FICTION

GET DOWN THERE AND DIE
by Jennifer Lash/Harvester Press 4.50 pounds
pp 189

A Review by Jill Neville
The Sunday Times
1977
 


 
 

                       JENNIFER LASH attacks the mystery of suffering with a cool precision.  There is no wallowing here; just one moment of sympathetic concern is following through to its logical conclusion.  A boy waiting for a Tube train, as yet unhardened by habit and self-concern is chilled by a face he sees further down the platform.  It is full of indescribable fear and anguish.  David Carlisle follows this face to see if he can help. . .or something.  He is led to a seedy cafe, an even seedier back-street slum and eventually to the West of Ireland and catharsis.

            Driven by a need to understand fear, not to avoid it, he is dismissed as "mad" by young acquaintances in London.  He tells on enigmatic girl who makes a style out of listlessness "You're afraid of yourself, Camilla, because you are nothing very much to anyone, you are very soon nothing to yourself.  What do you really care about?  Do you really care about anything?"

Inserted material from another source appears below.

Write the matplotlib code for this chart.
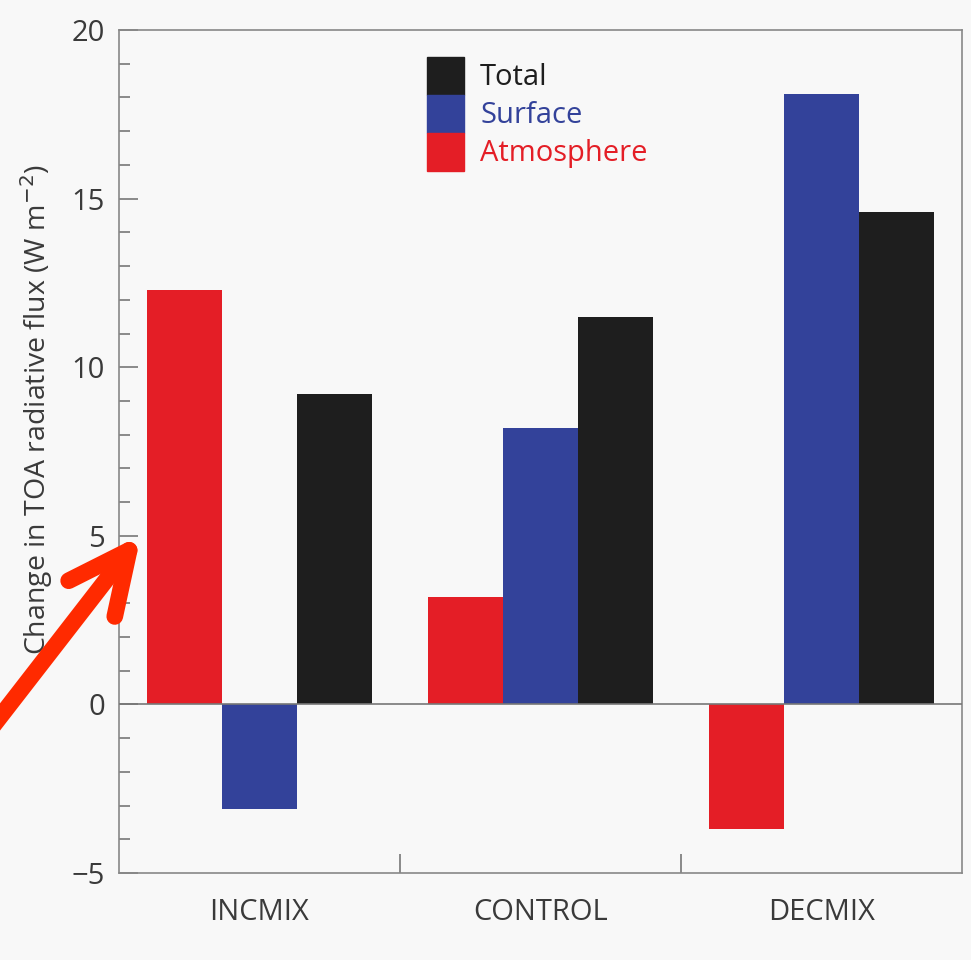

            Somewhat too pared down, humourless and very unauthentically sexless -- David is a healthy 19 year-old boy -- the book nevertheless conveys mental courage perfectly and the writing is distinguished.  "Florence Regan is staring out through her fine, clean curtains, thinking that it's all a lovely evening and it isn't.  It isn't anything but a coded plague, run through a cassette."